Getting my feet underneath me was a little tough since my feet were still 10% numb. There were some immediate down hills and steep up-hills which were definitely challenging. I stuck to the plan but got stuck in a rut around mile 4. I felt like I couldn't get the HR up and felt almost lazy. I know my base run fitness may have been degraded from all of the racing, traveling, tapering over the past month. Either way...once I got that Cola in me at mile 6, I was on fire again. I felt honored to run with Julie Dibbens and was able to stride away from her. Only reason I mention this is because she took some serious shots at me when I came up on her and it felt good to finally run away. It's the little victories that count. Also, I wanted to try and hold off Pete, which was no issue since he was obviously jogging or even shuffling. After the 2 laps of pain and battles with a slower than normal turnover, it was over....I was fist bumping and eating some cookies. I mean, it was really over...my first big Pro 70.3 event in the books.
This experience has been the highlight of my progression!
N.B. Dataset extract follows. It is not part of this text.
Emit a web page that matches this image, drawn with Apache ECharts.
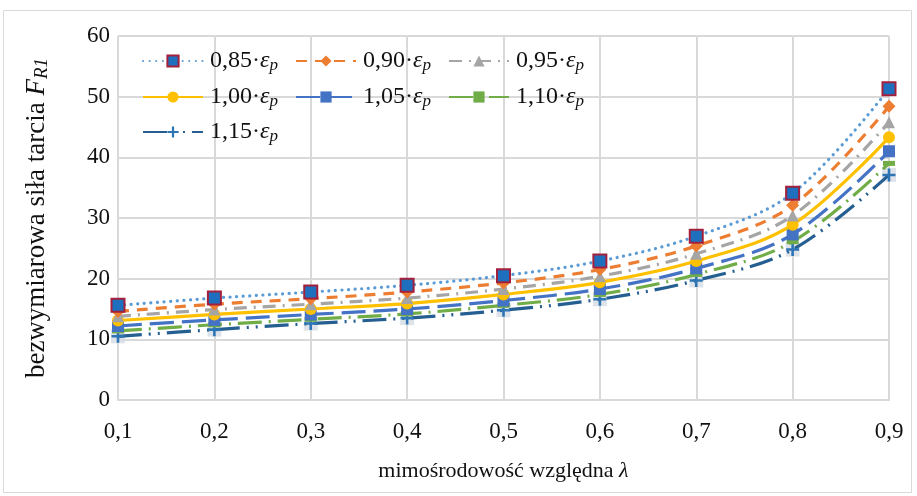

I've met the most amazing people and have had a phenomenal amount of support from my friends and family. I ended up staying in San Diego the night before I left, enjoyed the hillside view and relished in the fact that I'd made it this far. Whatever the finish time was, I am SO amped to know in 3 to 4 years...I'll be faster than I can even imagine. I have the drive, support and tools at my disposal. I'm so glad I jumped into the next level, getting a taste of things to come, pushing myself more and more. Thanks for reading and please have a great season!